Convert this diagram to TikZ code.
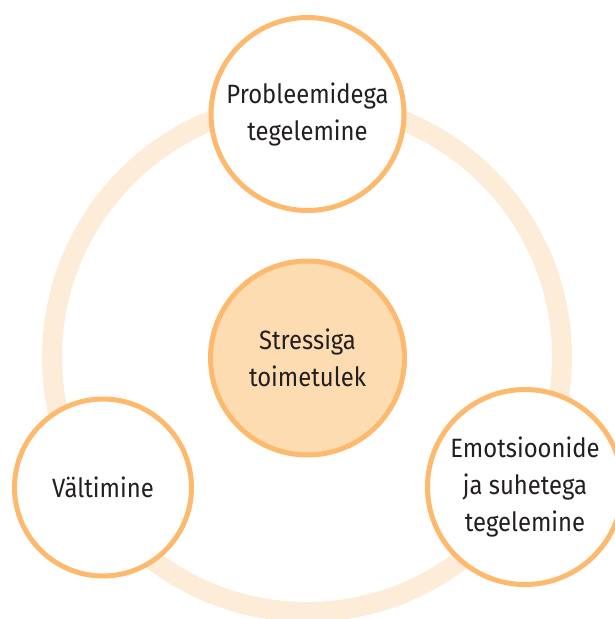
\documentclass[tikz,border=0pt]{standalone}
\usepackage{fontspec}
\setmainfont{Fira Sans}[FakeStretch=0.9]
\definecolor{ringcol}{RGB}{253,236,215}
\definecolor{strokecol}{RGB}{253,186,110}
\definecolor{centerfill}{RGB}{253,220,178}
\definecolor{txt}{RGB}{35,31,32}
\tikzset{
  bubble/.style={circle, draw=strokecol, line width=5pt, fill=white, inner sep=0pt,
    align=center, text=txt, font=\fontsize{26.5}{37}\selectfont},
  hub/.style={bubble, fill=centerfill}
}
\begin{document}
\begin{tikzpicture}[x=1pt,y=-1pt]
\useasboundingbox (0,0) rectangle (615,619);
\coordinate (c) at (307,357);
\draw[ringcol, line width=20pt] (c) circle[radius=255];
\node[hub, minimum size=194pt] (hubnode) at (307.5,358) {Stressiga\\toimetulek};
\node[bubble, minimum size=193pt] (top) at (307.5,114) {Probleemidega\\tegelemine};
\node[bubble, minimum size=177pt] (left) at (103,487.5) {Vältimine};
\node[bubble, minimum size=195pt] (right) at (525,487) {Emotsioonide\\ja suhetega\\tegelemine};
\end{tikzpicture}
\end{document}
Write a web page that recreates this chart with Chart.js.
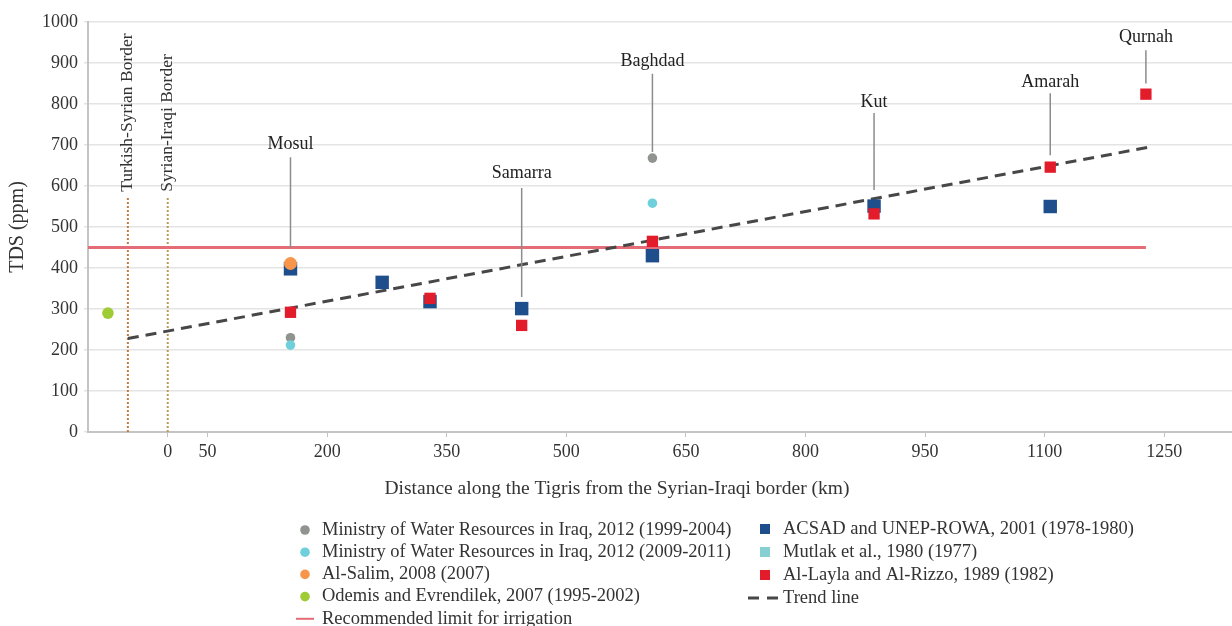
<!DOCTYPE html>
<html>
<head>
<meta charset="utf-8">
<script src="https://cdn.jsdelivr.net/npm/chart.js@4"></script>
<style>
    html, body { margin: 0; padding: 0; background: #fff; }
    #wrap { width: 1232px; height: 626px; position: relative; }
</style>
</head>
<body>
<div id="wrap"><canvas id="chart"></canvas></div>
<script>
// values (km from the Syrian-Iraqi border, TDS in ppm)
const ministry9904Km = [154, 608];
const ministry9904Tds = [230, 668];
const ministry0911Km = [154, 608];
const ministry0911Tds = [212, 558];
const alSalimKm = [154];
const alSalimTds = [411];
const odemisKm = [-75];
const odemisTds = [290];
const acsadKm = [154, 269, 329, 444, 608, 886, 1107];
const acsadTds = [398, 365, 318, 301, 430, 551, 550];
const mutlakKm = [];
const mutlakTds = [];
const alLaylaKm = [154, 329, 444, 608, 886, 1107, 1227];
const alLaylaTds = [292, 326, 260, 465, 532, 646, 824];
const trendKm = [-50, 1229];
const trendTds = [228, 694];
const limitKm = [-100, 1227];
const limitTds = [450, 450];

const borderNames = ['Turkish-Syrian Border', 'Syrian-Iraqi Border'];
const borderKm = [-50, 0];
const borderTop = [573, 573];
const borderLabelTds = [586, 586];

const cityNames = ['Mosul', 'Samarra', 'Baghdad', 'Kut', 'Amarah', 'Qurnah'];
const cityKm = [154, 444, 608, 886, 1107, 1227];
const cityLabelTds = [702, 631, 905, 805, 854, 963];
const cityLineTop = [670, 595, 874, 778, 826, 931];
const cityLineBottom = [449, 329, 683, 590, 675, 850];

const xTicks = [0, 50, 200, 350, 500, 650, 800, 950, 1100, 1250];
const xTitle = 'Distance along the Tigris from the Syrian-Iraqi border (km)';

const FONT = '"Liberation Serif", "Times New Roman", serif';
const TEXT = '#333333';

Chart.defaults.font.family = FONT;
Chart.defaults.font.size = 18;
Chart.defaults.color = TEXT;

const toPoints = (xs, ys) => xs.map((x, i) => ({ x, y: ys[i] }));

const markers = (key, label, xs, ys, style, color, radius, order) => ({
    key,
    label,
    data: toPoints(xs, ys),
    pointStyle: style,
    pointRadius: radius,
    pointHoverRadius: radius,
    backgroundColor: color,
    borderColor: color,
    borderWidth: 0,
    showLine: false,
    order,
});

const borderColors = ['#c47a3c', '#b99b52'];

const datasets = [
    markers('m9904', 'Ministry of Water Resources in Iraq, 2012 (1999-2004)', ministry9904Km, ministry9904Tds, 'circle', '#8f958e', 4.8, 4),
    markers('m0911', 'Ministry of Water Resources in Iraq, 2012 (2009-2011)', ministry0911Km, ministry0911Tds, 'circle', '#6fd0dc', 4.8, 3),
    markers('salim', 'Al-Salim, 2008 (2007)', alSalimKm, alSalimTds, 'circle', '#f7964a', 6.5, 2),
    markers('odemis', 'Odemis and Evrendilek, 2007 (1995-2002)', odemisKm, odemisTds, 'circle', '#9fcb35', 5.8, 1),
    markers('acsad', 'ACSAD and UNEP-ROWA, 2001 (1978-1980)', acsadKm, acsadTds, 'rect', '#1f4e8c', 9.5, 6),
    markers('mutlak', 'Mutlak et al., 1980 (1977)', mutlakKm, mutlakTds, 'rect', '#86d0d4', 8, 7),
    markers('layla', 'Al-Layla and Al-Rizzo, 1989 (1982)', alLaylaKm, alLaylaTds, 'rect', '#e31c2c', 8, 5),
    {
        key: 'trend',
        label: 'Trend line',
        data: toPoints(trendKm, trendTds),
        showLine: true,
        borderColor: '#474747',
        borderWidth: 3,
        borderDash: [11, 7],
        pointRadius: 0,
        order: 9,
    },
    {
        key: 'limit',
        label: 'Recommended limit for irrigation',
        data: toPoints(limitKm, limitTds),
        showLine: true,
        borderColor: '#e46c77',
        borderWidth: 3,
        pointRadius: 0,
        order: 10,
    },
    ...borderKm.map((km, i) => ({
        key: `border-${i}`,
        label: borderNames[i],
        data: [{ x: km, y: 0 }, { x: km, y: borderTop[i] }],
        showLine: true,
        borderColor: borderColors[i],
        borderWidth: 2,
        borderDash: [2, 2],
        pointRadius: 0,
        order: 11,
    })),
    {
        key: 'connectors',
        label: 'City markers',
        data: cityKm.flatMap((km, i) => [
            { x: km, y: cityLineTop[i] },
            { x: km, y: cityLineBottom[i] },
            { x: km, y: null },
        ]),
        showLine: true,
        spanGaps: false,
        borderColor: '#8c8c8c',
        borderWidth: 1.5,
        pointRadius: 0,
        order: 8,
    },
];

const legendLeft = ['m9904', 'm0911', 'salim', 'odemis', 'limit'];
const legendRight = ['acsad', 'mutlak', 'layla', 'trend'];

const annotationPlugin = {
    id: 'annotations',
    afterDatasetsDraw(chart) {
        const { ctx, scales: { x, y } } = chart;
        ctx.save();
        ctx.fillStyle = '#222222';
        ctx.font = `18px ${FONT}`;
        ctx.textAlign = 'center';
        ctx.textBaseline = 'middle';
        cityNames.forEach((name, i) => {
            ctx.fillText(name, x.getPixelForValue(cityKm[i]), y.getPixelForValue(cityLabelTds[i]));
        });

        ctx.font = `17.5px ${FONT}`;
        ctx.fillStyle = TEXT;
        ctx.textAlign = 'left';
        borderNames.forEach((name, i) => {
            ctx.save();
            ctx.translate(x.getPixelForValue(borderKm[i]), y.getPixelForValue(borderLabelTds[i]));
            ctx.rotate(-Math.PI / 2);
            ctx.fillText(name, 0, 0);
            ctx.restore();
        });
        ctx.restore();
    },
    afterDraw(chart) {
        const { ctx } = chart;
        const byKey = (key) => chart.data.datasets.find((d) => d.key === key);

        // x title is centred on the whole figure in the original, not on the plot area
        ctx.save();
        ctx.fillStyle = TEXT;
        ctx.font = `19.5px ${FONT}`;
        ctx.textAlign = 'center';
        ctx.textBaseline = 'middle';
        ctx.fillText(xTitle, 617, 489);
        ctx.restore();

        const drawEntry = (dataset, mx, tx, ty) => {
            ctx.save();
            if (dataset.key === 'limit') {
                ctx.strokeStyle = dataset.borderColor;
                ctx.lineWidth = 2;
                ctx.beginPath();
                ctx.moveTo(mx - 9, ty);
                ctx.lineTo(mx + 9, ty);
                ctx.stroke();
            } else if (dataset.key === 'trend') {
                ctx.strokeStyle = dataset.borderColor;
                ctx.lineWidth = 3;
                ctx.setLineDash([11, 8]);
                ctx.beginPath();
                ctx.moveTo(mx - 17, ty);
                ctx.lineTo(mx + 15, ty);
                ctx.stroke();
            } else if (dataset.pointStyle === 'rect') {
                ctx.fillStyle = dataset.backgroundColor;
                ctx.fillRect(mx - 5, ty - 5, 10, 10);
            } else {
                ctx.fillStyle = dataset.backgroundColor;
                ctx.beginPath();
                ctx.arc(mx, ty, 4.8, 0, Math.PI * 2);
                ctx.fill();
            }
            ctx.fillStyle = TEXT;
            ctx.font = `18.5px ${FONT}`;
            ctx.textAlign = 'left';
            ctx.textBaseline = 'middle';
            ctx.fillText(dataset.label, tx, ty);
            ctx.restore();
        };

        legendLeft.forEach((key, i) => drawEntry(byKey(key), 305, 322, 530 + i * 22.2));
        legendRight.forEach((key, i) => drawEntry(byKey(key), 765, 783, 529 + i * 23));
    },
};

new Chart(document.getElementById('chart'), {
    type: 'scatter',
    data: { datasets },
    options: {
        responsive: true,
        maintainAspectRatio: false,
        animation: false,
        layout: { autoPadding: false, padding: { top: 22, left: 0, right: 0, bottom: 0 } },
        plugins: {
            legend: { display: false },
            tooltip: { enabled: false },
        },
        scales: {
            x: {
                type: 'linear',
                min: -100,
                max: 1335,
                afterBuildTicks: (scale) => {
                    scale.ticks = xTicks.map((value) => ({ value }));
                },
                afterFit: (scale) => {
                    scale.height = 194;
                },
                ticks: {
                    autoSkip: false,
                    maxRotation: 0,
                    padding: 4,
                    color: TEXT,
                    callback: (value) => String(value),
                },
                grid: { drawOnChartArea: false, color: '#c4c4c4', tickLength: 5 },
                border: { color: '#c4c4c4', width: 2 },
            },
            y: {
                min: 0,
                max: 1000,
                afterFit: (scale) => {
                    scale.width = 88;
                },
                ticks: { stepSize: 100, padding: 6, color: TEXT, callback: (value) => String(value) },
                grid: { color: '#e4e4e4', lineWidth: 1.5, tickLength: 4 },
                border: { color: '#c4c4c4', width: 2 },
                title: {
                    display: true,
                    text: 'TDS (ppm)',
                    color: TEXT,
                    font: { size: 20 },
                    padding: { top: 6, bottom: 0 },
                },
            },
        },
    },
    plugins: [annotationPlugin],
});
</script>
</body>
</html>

* EXERCISE DIRECTIONS:
Retype the lines above exactly as they appear, from the line containing "Write a web" through the line containing "const cityLineBottom = [449, 329, 683, 590, 675, 850];", and leave out any pictures.

* ANSWER TO THIS TASK:
Write a web page that recreates this chart with Chart.js.
<!DOCTYPE html>
<html>
<head>
<meta charset="utf-8">
<script src="https://cdn.jsdelivr.net/npm/chart.js@4"></script>
<style>
    html, body { margin: 0; padding: 0; background: #fff; }
    #wrap { width: 1232px; height: 626px; position: relative; }
</style>
</head>
<body>
<div id="wrap"><canvas id="chart"></canvas></div>
<script>
// values (km from the Syrian-Iraqi border, TDS in ppm)
const ministry9904Km = [154, 608];
const ministry9904Tds = [230, 668];
const ministry0911Km = [154, 608];
const ministry0911Tds = [212, 558];
const alSalimKm = [154];
const alSalimTds = [411];
const odemisKm = [-75];
const odemisTds = [290];
const acsadKm = [154, 269, 329, 444, 608, 886, 1107];
const acsadTds = [398, 365, 318, 301, 430, 551, 550];
const mutlakKm = [];
const mutlakTds = [];
const alLaylaKm = [154, 329, 444, 608, 886, 1107, 1227];
const alLaylaTds = [292, 326, 260, 465, 532, 646, 824];
const trendKm = [-50, 1229];
const trendTds = [228, 694];
const limitKm = [-100, 1227];
const limitTds = [450, 450];

const borderNames = ['Turkish-Syrian Border', 'Syrian-Iraqi Border'];
const borderKm = [-50, 0];
const borderTop = [573, 573];
const borderLabelTds = [586, 586];

const cityNames = ['Mosul', 'Samarra', 'Baghdad', 'Kut', 'Amarah', 'Qurnah'];
const cityKm = [154, 444, 608, 886, 1107, 1227];
const cityLabelTds = [702, 631, 905, 805, 854, 963];
const cityLineTop = [670, 595, 874, 778, 826, 931];
const cityLineBottom = [449, 329, 683, 590, 675, 850];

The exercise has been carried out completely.